The costs associated with in-home care involve hiring someone to come into your home for a set number of hours and provide certain services; whereas, joining an assisted living community is a shift in lifestyle.
When making the decision to hire in-home care or move into an assisted living community, consider the following:
- The Costs of In-home Care Versus Assisted Living
- The Amount of Care Your Loved One Needs
- The Quality of Life Your Loved One Has Now
1. The Costs of In-home Care Versus Assisted Living
The average cost of in-home care in Seattle is about $28 per hour, with most home health agencies requiring clients to schedule at least four hours at a time, according to Payingforseniorcare.com. If you only need four hours of care five days a week, the annual cost for in-home care will run about $29,000. On the other hand, assisted living in Seattle costs about $69,000 per year on average. We have a cost guide that is helpful for further comparing senior living options.
If you are interested in learning more about the costs of senior living, you can also compare them with the Genworth Cost of Care Survey.
But when comparing costs, it is important to look at all the costs. The monthly fee at most assisted living communities includes apartment rental and all related living expenses, hearty meals, housekeeping, utilities, 24-hour security, frequent wellness checks, your prescribed assisted living care plan, and more. These can be valuable factors for a loved one who requires a lot of care or desires a more social lifestyle.
This brings us to the next important factor to consider when choosing a care option:
2. How Much Care Does Your Loved One Need?
As mentioned, the yearly cost of 20-hour-per-week in-home care is lower than the cost of assisted living. But if your loved one needs near-constant supervision to be safe, then you still have 148 hours each week that someone will need to be with him or her.
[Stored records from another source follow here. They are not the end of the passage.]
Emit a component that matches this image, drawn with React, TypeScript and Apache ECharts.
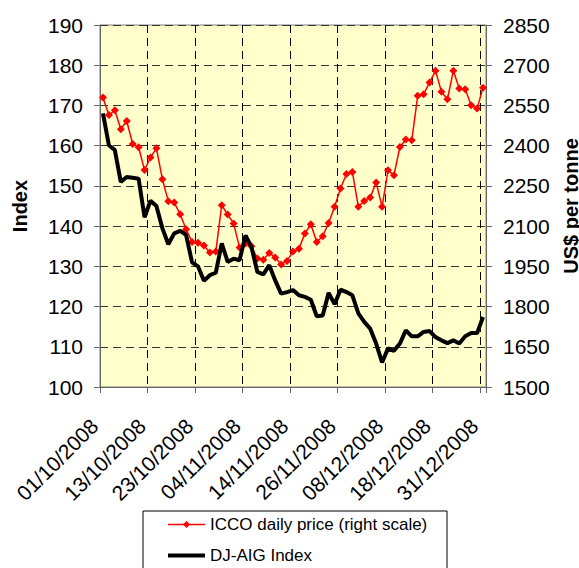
import React, { useEffect, useRef } from "react";
import * as echarts from "echarts";

const dates = [
  "01/10/2008", "02/10/2008", "03/10/2008", "06/10/2008", "07/10/2008", "08/10/2008", "09/10/2008", "10/10/2008",
  "13/10/2008", "14/10/2008", "15/10/2008", "16/10/2008", "17/10/2008", "20/10/2008", "21/10/2008", "22/10/2008",
  "23/10/2008", "24/10/2008", "27/10/2008", "28/10/2008", "29/10/2008", "30/10/2008", "31/10/2008", "03/11/2008",
  "04/11/2008", "05/11/2008", "06/11/2008", "07/11/2008", "10/11/2008", "11/11/2008", "12/11/2008", "13/11/2008",
  "14/11/2008", "17/11/2008", "18/11/2008", "19/11/2008", "20/11/2008", "21/11/2008", "24/11/2008", "25/11/2008",
  "26/11/2008", "27/11/2008", "28/11/2008", "01/12/2008", "02/12/2008", "03/12/2008", "04/12/2008", "05/12/2008",
  "08/12/2008", "09/12/2008", "10/12/2008", "11/12/2008", "12/12/2008", "15/12/2008", "16/12/2008", "17/12/2008",
  "18/12/2008", "19/12/2008", "22/12/2008", "23/12/2008", "24/12/2008", "26/12/2008", "29/12/2008", "30/12/2008",
  "31/12/2008",
];

// ICCO daily price, US$ per tonne (right scale)
const iccoPrice = [
  2580, 2514, 2532, 2461, 2492, 2406, 2394, 2309, 2356, 2390, 2275, 2193, 2188, 2144, 2088, 2041,
  2038, 2028, 2002, 2005, 2178, 2143, 2110, 2020, 2035, 2025, 1979, 1975, 2000, 1983, 1957, 1970,
  2005, 2016, 2072, 2107, 2041, 2062, 2112, 2172, 2240, 2294, 2302, 2172, 2194, 2207, 2263, 2172,
  2308, 2290, 2395, 2423, 2420, 2586, 2592, 2636, 2679, 2601, 2573, 2679, 2613, 2610, 2551, 2539,
  2616,
];

// DJ-AIG Index (left scale)
const djAigIndex = [
  168.0, 160.1, 158.9, 151.0, 152.2, 152.0, 151.8, 142.2, 146.3, 145.0, 139.5, 135.5, 138.2, 138.8, 137.8, 131.0,
  130.0, 126.4, 127.8, 128.4, 135.7, 131.1, 131.9, 131.5, 137.7, 134.8, 128.6, 128.0, 130.3, 126.5, 123.2, 123.6,
  124.1, 122.8, 122.4, 121.7, 117.6, 117.8, 123.4, 120.6, 124.2, 123.6, 122.8, 118.3, 116.2, 114.5, 110.8, 106.1,
  109.6, 109.0, 110.8, 114.1, 112.6, 112.6, 113.7, 113.9, 112.4, 111.6, 110.9, 111.6, 110.8, 112.6, 113.4, 113.4,
  117.4,
];

const leftAxisRange = [100, 190];
const leftAxisStep = 10;
const rightAxisRange = [1500, 2850];
const rightAxisStep = 150;

const seriesNames = ["ICCO daily price (right scale)", "DJ-AIG Index"];
const axisTitles = ["Index", "US$ per tonne"];

const FONT = "'Liberation Sans', Arial, Helvetica, sans-serif";

export default function App() {
  const ref = useRef<HTMLDivElement>(null);

  useEffect(() => {
    if (!ref.current) return;
    const chart = echarts.init(ref.current, undefined, { renderer: "svg" });
    const axisLabelStyle = { fontSize: 21, fontFamily: FONT, color: "#000" };
    const titleStyle = { fontSize: 20, fontWeight: "bold", fontFamily: FONT, color: "#000" };
    chart.setOption({
      animation: false,
      backgroundColor: "#ffffff",
      grid: {
        left: 100,
        right: 93,
        top: 25,
        bottom: 181,
        show: true,
        backgroundColor: "#FFFFCC",
        borderColor: "#808080",
        borderWidth: 1,
        containLabel: false,
        outerBoundsMode: "none",
      },
      xAxis: {
        type: "category",
        data: dates,
        boundaryGap: true,
        axisLine: { show: true, lineStyle: { color: "#666", width: 1 } },
        axisTick: { show: true, interval: 7, length: 6, lineStyle: { color: "#666" } },
        axisLabel: {
          interval: 7,
          rotate: 45,
          margin: 27,
          formatter: (v: string) => "{d|" + v + "}",
          rich: { d: { ...axisLabelStyle, padding: [0, 12, 0, 0] } },
        },
        splitLine: { show: true, interval: 7, lineStyle: { color: "#000", type: [8, 5], width: 1 } },
      },
      yAxis: [
        {
          type: "value",
          position: "left",
          min: leftAxisRange[0],
          max: leftAxisRange[1],
          interval: leftAxisStep,
          name: axisTitles[0],
          nameLocation: "middle",
          nameRotate: 90,
          nameGap: 70,
          nameTextStyle: titleStyle,
          axisLine: { show: true, lineStyle: { color: "#666", width: 1 } },
          axisTick: { show: true, length: 6, lineStyle: { color: "#666" } },
          axisLabel: { ...axisLabelStyle, margin: 17, formatter: (v: number) => String(v) },
          splitLine: { show: true, lineStyle: { color: "#333", type: [8, 5], width: 1 } },
        },
        {
          type: "value",
          position: "right",
          min: rightAxisRange[0],
          max: rightAxisRange[1],
          interval: rightAxisStep,
          name: axisTitles[1],
          nameLocation: "middle",
          nameRotate: 90,
          nameGap: 64,
          nameTextStyle: titleStyle,
          axisLine: { show: true, lineStyle: { color: "#666", width: 1 } },
          axisTick: { show: true, length: 6, lineStyle: { color: "#666" } },
          axisLabel: { ...axisLabelStyle, margin: 17, formatter: (v: number) => String(v) },
          splitLine: { show: false },
        },
      ],
      legend: {
        orient: "vertical",
        left: 166,
        top: 516,
        padding: 0,
        itemWidth: 37,
        itemHeight: 9,
        itemGap: 14,
        textStyle: { fontSize: 17, fontFamily: FONT, color: "#000" },
        data: [
          { name: seriesNames[0], lineStyle: { color: "#FF0000", width: 1.5 } },
          { name: seriesNames[1], itemStyle: { opacity: 0 }, lineStyle: { color: "#000000", width: 4 } },
        ],
      },
      graphic: [
        {
          type: "rect",
          shape: { x: 143, y: 511, width: 304, height: 80 },
          style: { fill: "none", stroke: "#000", lineWidth: 1 },
          silent: true,
        },
      ],
      series: [
        {
          name: seriesNames[0],
          type: "line",
          yAxisIndex: 1,
          data: iccoPrice,
          symbol: "diamond",
          symbolSize: 8,
          showSymbol: true,
          showAllSymbol: true,
          lineStyle: { color: "#FF0000", width: 1.5 },
          itemStyle: { color: "#FF0000" },
          z: 2,
        },
        {
          name: seriesNames[1],
          type: "line",
          yAxisIndex: 0,
          data: djAigIndex,
          symbol: "none",
          lineStyle: { color: "#000000", width: 4 },
          itemStyle: { color: "#000000" },
          z: 3,
        },
      ],
    });
    return () => chart.dispose();
  }, []);

  return (
    <div
      ref={ref}
      style={{ position: "fixed", left: 0, top: 0, width: 579, height: 568, background: "#fff" }}
    />
  );
}
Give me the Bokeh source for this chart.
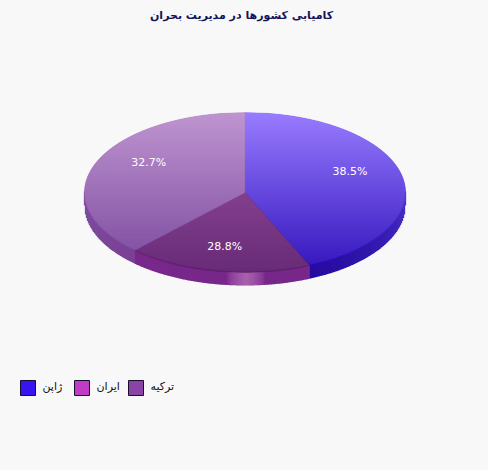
import numpy as np
from bokeh.plotting import figure
from bokeh.embed import file_html
from bokeh.resources import INLINE
from bokeh.core.properties import value

title = "کامیابی کشورها در مدیریت بحران"
categories = ["ژاپن", "ایران", "ترکیه"]
shares = [38.5, 28.8, 32.7]
legend_colors = ["#3a14f0", "#c03cc4", "#8a44a8"]

# styling (top / bottom of gradient)
TOP = ["#9274ff", "#9a4aa0", "#bb8ecd"]
BOT = ["#2606b8", "#5e1e6e", "#723e98"]
RIM_TOP = ["#4c32c8", "#7c2c8e", "#7d4f9f"]
RIM_BOT = ["#24089c", "#78288a", "#783c94"]
BG = "#f8f8f8"
W, H = 488, 470
CX, CY, RX, RY, D = 244.5, 192, 160.5, 80, 13


def rgb(h):
    return np.array([int(h[i:i + 2], 16) for i in (1, 3, 5)], float)


def mix(a, b, t):
    c = rgb(a) + (rgb(b) - rgb(a)) * min(max(t, 0), 1)
    return "#%02x%02x%02x" % tuple(int(round(v)) for v in c)


def pt(theta):
    s, c = np.sin(theta), np.cos(theta)
    r = 1 / np.sqrt((s / RX) ** 2 + (c / RY) ** 2)
    return CX + r * s, CY - r * c


p = figure(width=W, height=H, x_range=(0, W), y_range=(H, 0), toolbar_location=None,
           output_backend="svg", min_border=0, background_fill_color=BG,
           border_fill_color=BG, outline_line_color=None)
p.axis.visible = False
p.grid.visible = False

cum = np.cumsum([0] + shares) / sum(shares) * 2 * np.pi
y0, y1 = CY - RY, CY + RY

# rim: vertical columns along the front half of the ellipse
rx_, rtop, rbot, rcol = [], [], [], []
for x in np.arange(CX - RX, CX + RX + .01, 1.0):
    u = (x - CX) / RX
    yy = CY + RY * np.sqrt(max(1 - u * u, 0))
    a = np.arctan2(x - CX, -(yy - CY)) % (2 * np.pi)
    k = min(int(np.searchsorted(cum, a, side="right") - 1), 2)
    col = mix(RIM_TOP[k], RIM_BOT[k], (yy - CY) / RY)
    if k == 1:  # light band in the middle of the rim
        g = 1 - abs(x - (CX + 1)) / 19
        if g > 0:
            col = mix(col, "#a862ac", g ** .6)
    rx_.append(x); rtop.append(yy - 1); rbot.append(yy + D); rcol.append(col)
p.vbar(x=rx_, top=rtop, bottom=rbot, width=1.3, fill_color=rcol, line_color=None)

# top face: gradient bands
xs, ys, cols = [], [], []
for k in range(3):
    th = np.linspace(cum[k], cum[k + 1], 240)
    ex, ey = pt(th)
    px = np.r_[CX, ex]
    py = np.r_[CY, ey]

    def span(y):
        qx = np.r_[px, px[0]]
        qy = np.r_[py, py[0]]
        hit = []
        for i in range(len(px)):
            a, b = qy[i], qy[i + 1]
            if (a - y) * (b - y) <= 0 and a != b:
                hit.append(qx[i] + (y - a) / (b - a) * (qx[i + 1] - qx[i]))
        return (min(hit), max(hit)) if hit else None

    rows = np.arange(py.min(), py.max() + 1, 1.0)
    rows[-1] = py.max()
    for a, b in zip(rows[:-1], rows[1:]):
        sa, sb = span(a + 1e-6), span(b - 1e-6)
        if sa is None or sb is None:
            continue
        xs.append([sa[0], sa[1], sb[1], sb[0]])
        ys.append([a, a, b, b])
        cols.append(mix(TOP[k], BOT[k], ((a + b) / 2 - y0) / (y1 - y0)))
p.patches(xs, ys, fill_color=cols, line_color=cols, line_width=0.5)

# percent labels
mid = (cum[:-1] + cum[1:]) / 2
lx = CX + RX * .7 * np.sin(mid)
ly = CY - RY * .7 * np.cos(mid) - 1
p.text(lx, ly, text=["%.1f%%" % s for s in shares], text_color="#ffffff",
       text_font=value("DejaVu Sans"), text_font_size="11px",
       text_align="center", text_baseline="middle")

# title
p.text([W / 2 - 3], [15], text=[title], text_color="#14145a",
       text_font=value("DejaVu Sans"), text_font_size="11px", text_font_style="bold",
       text_align="center", text_baseline="middle")

# legend
sx = [20 + 54 * i for i in range(3)]
p.quad(left=sx, right=[v + 15 for v in sx], top=[380] * 3, bottom=[395] * 3,
       fill_color=legend_colors, line_color="#14102c", line_width=1)
p.text([v + 22 for v in sx], [386] * 3, text=categories, text_color="#111111",
       text_font=value("DejaVu Sans"), text_font_size="11px",
       text_align="left", text_baseline="middle")

html = file_html(p, INLINE)
html = html.replace("<head>", "<head><style>html,body{background:%s}</style>" % BG, 1)
open("out.html", "w").write(html)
Paying a $28 hourly rate for around-the-clock care could become much more costly than assisted living, to say the least.
If your loved one needs assistance every day, for much of the day, then in-home fees can quickly add up until you are paying as much as or more than the monthly rental fee at an assisted living community where your fees include meals and a host of amenities.
Village Green care specialists can talk through the six levels of assisted living care that can be provided for your loved one.
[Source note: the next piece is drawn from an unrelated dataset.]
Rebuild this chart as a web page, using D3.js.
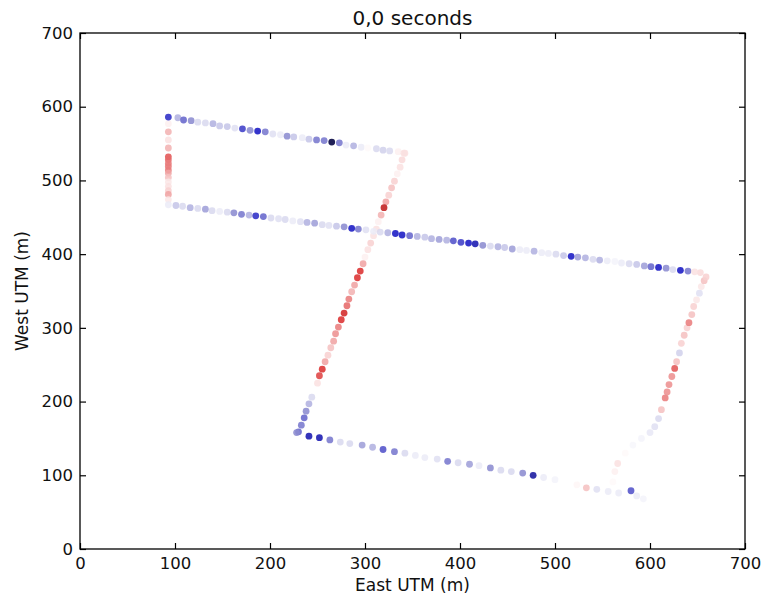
<!DOCTYPE html>
<html><head><meta charset="utf-8">
<script src="https://cdn.jsdelivr.net/npm/d3@7"></script>
<style>body{margin:0;background:#fff}svg{display:block}</style>
</head><body><svg id="c" width="763" height="598"></svg>
<script>
const title = "0,0 seconds";
const xLabel = "East UTM (m)";
const yLabel = "West UTM (m)";
const xTicks = [0,100,200,300,400,500,600,700];
const yTicks = [0,100,200,300,400,500,600,700];

// [east, west, value]
const topLeg = [[93,586,-0.55],[103,585,-0.2],[109,582,-0.4],[117,581,-0.3],[124,579,-0.1],[132,578,-0.1],[140,577,-0.2],[147,574,-0.15],[155,573,-0.15],[163,571,-0.08],[171,570,-0.5],[179,568,-0.3],[187,567,-0.6],[195,566,-0.35],[203,563,-0.08],[211,562,-0.05],[218,560,-0.3],[225,559,-0.15],[234,558,-0.05],[241,556,-0.15],[249,555,-0.35],[257,554,-0.35],[265,552,-0.95],[273,551,-0.35],[280,548,-0.05],[288,547,-0.2],[296,545,-0.05],[303,544,0.02],[312,543,-0.1],[319,541,-0.12],[326,540,-0.1],[335,539,0.05],[341,537,0.1]];

const diagLeg = [[342,537,0.1],[339,528,0.12],[337,518,0.1],[334,509,0.05],[331,499,0.15],[328,490,0.2],[325,480,0.15],[322,471,0.3],[320,463,0.75],[317,453,0.25],[314,444,0.05],[312,434,0.1],[309,425,0.1],[306,415,0.15],[303,406,0.1],[300,396,0.05],[298,387,0.3],[295,377,0.6],[292,368,0.6],[289,358,0.3],[286,349,0.25],[283,339,0.4],[281,330,0.45],[278,320,0.65],[275,311,0.6],[272,301,0.4],[269,292,0.35],[267,282,0.3],[264,273,0.2],[261,263,0.15],[258,254,0.3],[255,244,0.6],[252,235,0.55],[250,225,0.1],[247,216,0.0],[244,206,-0.1],[241,197,-0.2],[238,187,-0.3],[236,178,-0.4],[233,168,-0.35],[230,159,-0.4]];

const midEast = [93,101,108,116,124,132,139,147,155,162,170,178,185,193,201,209,216,224,232,239,247,255,262,270,278,286,293,301,309,316,324,332,339,347,355,363,370,378,386,393,401,409,416,424,432,440,447,455,463,470,478,486,493,501,509,517,524,532,540,547,555,563,570,578,586,594,601,609,617,624,632,640,647];
const midWest = [467,466,465,463,462,461,459,458,457,456,454,453,452,451,449,448,447,445,444,443,442,440,439,438,437,435,434,433,431,430,429,428,426,425,424,423,421,420,419,418,416,415,414,412,411,410,409,407,406,405,404,402,401,400,398,397,396,395,393,392,391,390,388,387,386,384,383,382,381,379,378,377,376];
const midVal = [-0.05,-0.15,-0.1,-0.2,-0.1,-0.25,-0.1,-0.05,-0.1,-0.3,-0.35,-0.2,-0.55,-0.4,-0.1,-0.08,-0.1,-0.05,-0.08,-0.2,-0.25,-0.1,-0.08,-0.15,-0.3,-0.6,-0.35,-0.08,-0.05,-0.1,-0.2,-0.6,-0.6,-0.4,-0.2,-0.15,-0.2,-0.25,-0.2,-0.45,-0.5,-0.6,-0.65,-0.3,-0.1,-0.2,-0.15,-0.25,-0.05,-0.05,-0.2,-0.05,-0.05,-0.1,-0.15,-0.6,-0.25,-0.2,-0.1,-0.2,-0.05,-0.03,-0.05,-0.1,-0.15,-0.25,-0.4,-0.6,-0.3,-0.1,-0.6,-0.35,0.1];

const leftLeg = [[93,577,0.05],[93,566,0.25],[93,555,0.1],[93,544,0.25],[93,532,0.5],[93,528,0.45],[93,523,0.4],[93,519,0.4],[93,514,0.4],[93,510,0.3],[93,504,0.2],[93,498,0.08],[93,492,0.1],[93,486,0.15],[93,481,0.3],[93,474,0.08]];

const bottomLeg = [[228,158,-0.3],[241,153,-0.65],[252,151,-0.65],[263,148,-0.35],[274,145,-0.1],[284,143,-0.1],[297,141,-0.25],[308,138,-0.2],[319,135,-0.45],[331,132,-0.35],[342,130,-0.1],[353,127,-0.05],[363,124,-0.05],[376,122,-0.08],[387,119,-0.35],[398,117,-0.1],[410,115,-0.25],[420,113,-0.05],[432,110,-0.3],[443,107,-0.1],[454,105,-0.1],[466,103,-0.3],[477,100,-0.7],[488,97,-0.05],[500,94,-0.03],[512,91,0],[523,87,0.03],[533,83,0.2],[544,81,-0.08],[556,78,-0.05],[567,76,-0.05],[580,79,-0.45],[586,72,-0.05],[593,68,-0.03]];

const rightLeg = [[561,91,0.02],[563,105,0.05],[566,116,0.1],[574,130,0.02],[582,141,-0.02],[591,150,-0.03],[600,158,-0.06],[605,166,-0.08],[609,177,-0.1],[612,189,0.2],[616,205,0.4],[618,213,0.35],[620,223,0.35],[623,234,0.35],[626,245,0.5],[628,254,0.2],[631,266,-0.12],[633,279,0.15],[636,290,0.2],[639,300,0.15],[641,307,0.4],[644,318,0.2],[646,329,0.15],[649,338,0.08],[652,347,-0.08],[654,356,0.08],[657,364,0.2],[659,369,0.15],[653,375,0.12]];

const midLeg = midEast.map((e,i)=>[e, midWest[i], midVal[i]]);
const points = [].concat(leftLeg, topLeg, diagLeg, bottomLeg, rightLeg, midLeg);

const L=80, R=745, T=33, B=549;
const x = d3.scaleLinear().domain([0,700]).range([L,R]);
const y = d3.scaleLinear().domain([0,700]).range([B,T]);
const color = d3.scaleLinear().domain([-1,-0.6,-0.3,0,0.3,0.6,1])
  .range(["#00002a","#1a1ac4","#8c8cd0","#ffffff","#f0a4a4","#dc3030","#900000"]).clamp(true);

const svg = d3.select("#c");
const defs = svg.append("defs");
defs.append("filter").attr("id","soft").attr("x","-50%").attr("y","-50%").attr("width","200%").attr("height","200%")
  .append("feGaussianBlur").attr("stdDeviation",0.6);
const font = "DejaVu Sans, Verdana, sans-serif";

svg.append("g").attr("filter","url(#soft)").selectAll("circle").data(points).join("circle")
  .attr("cx", d=>x(d[0])).attr("cy", d=>y(d[1])).attr("r", 3.4)
  .attr("fill", d=>color(d[2])).attr("fill-opacity", 0.88);

const tick = 6;
const gx = svg.append("g").attr("transform",`translate(0,${B})`)
  .call(d3.axisBottom(x).tickValues(xTicks).tickSizeInner(-tick).tickSizeOuter(0).tickPadding(8).tickFormat(d3.format("d")));
const gxt = svg.append("g").attr("transform",`translate(0,${T})`)
  .call(d3.axisTop(x).tickValues(xTicks).tickSizeInner(-tick).tickSizeOuter(0).tickFormat(""));
const gy = svg.append("g").attr("transform",`translate(${L},0)`)
  .call(d3.axisLeft(y).tickValues(yTicks).tickSizeInner(-tick).tickSizeOuter(0).tickPadding(7).tickFormat(d3.format("d")));
const gyr = svg.append("g").attr("transform",`translate(${R},0)`)
  .call(d3.axisRight(y).tickValues(yTicks).tickSizeInner(-tick).tickSizeOuter(0).tickFormat(""));
[gx,gxt,gy,gyr].forEach(g=>{
  g.select(".domain").remove();
  g.selectAll("line").attr("stroke","#000").attr("stroke-width",1.2);
  g.selectAll("text").attr("font-family",font).attr("font-size","16.5px").attr("fill","#111");
});

svg.append("rect").attr("x",L).attr("y",T).attr("width",R-L).attr("height",B-T)
  .attr("fill","none").attr("stroke","#000").attr("stroke-width",1.3);

svg.append("text").attr("x",(L+R)/2).attr("y",25).attr("text-anchor","middle")
  .attr("font-family",font).attr("font-size","20px").attr("fill","#111").text(title);
svg.append("text").attr("x",(L+R)/2).attr("y",591).attr("text-anchor","middle")
  .attr("font-family",font).attr("font-size","17px").attr("fill","#111").text(xLabel);
svg.append("text").attr("transform",`translate(28,${(T+B)/2}) rotate(-90)`).attr("text-anchor","middle")
  .attr("font-family",font).attr("font-size","17px").attr("fill","#111").text(yLabel);
</script></body></html>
At Village Green Retirement Campus, we have a registered nurse on staff and 24-hour staffing to ensure that someone is always available to provide assistance. In addition, our residents have access to abundant social, educational and fitness programs geared to their interests and abilities.
3. What Kind of Life Does Your Loved One Live Now?
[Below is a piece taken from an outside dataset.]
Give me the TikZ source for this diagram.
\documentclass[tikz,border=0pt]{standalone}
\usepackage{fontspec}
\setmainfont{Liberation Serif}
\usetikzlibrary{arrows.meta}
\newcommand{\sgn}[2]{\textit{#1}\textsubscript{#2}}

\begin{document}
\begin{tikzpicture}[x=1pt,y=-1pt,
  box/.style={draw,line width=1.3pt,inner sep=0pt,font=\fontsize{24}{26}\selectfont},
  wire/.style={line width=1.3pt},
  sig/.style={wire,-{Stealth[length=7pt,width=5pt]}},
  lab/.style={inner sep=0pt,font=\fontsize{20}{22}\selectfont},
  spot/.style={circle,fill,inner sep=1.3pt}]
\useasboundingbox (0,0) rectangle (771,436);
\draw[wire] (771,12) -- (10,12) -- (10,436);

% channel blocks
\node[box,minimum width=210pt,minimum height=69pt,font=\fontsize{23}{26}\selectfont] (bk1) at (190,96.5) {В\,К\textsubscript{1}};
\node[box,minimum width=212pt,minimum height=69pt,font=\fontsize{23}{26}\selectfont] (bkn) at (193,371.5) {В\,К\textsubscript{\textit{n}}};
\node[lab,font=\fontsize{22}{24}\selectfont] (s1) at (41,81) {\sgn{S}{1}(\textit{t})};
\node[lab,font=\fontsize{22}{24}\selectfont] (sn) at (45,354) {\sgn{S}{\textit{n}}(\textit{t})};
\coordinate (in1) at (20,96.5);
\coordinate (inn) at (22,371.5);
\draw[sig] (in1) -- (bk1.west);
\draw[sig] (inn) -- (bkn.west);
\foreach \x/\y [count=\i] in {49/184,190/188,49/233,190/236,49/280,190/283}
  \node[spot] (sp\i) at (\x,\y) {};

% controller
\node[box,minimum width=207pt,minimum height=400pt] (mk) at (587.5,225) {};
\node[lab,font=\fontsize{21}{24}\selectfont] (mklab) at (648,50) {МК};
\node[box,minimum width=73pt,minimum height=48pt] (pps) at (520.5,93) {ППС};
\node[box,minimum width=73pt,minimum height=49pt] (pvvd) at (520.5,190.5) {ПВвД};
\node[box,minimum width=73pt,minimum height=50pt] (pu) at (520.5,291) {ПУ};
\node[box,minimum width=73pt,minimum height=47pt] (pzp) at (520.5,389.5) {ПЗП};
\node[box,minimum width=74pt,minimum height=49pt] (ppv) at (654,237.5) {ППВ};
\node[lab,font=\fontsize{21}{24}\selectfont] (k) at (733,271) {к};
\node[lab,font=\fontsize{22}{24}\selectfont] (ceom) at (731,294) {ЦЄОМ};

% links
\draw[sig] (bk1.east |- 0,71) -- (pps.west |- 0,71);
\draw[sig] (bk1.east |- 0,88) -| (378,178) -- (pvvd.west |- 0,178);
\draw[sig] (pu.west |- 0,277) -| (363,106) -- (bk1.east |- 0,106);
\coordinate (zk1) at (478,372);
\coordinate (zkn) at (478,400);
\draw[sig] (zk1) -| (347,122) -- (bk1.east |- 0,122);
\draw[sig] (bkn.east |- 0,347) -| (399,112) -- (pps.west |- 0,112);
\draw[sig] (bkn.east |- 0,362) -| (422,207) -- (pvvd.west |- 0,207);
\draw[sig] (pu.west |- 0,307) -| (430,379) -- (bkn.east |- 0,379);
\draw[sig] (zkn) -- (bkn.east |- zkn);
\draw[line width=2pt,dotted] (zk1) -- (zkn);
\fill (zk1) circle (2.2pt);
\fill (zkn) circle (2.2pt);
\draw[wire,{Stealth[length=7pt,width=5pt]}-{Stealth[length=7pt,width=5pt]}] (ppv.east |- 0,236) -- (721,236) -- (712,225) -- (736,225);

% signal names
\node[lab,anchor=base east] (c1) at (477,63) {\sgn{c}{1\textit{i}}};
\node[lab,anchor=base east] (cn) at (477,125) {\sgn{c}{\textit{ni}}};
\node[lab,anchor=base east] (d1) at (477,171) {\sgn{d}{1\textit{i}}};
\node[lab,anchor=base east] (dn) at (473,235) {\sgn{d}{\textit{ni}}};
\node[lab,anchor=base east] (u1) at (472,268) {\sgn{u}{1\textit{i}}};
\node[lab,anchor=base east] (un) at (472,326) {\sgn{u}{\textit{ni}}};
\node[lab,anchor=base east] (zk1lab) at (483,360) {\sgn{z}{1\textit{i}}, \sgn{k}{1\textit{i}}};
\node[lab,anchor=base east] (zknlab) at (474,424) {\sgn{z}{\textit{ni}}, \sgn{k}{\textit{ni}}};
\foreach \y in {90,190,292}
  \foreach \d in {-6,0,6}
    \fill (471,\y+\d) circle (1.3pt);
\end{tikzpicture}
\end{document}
Beyond cost and care, there are plenty of reasons to give assisted living communities a closer look:
- A robust social calendar with many opportunities to engage with peers.
- Exercise and fitness classes just steps from your front door.
- Nutritious meals with plenty of choices served in restaurant-style dining rooms.
- A safe living environment designed to support those with reduced mobility.
- Complimentary transportation to doctor visits or other appointments.
- Residents can be fully independent or ask for assistance with activities of daily living as the need arises.
- Weekly housekeeping is provided.
Deciding Between In-Home Care and Assisted Living
Choosing the best option between in-home care and assisted living can be difficult, but is easier when you understand the ins and outs of each care type. Have a conversation with your loved one about their wants, then consider the three important factors: cost, care needs, and lifestyle needs.
Unfortunately, it is never quite as simple as picking the cheapest option or the option that provides the most care. The cheapest option may not provide seniors with the happiest lifestyle. The option that provides the most care may be more than your loved one needs, and may cost a good deal more than you should pay. Remember to weigh the pros and cons and consider each option carefully while keeping your loved one's needs in mind.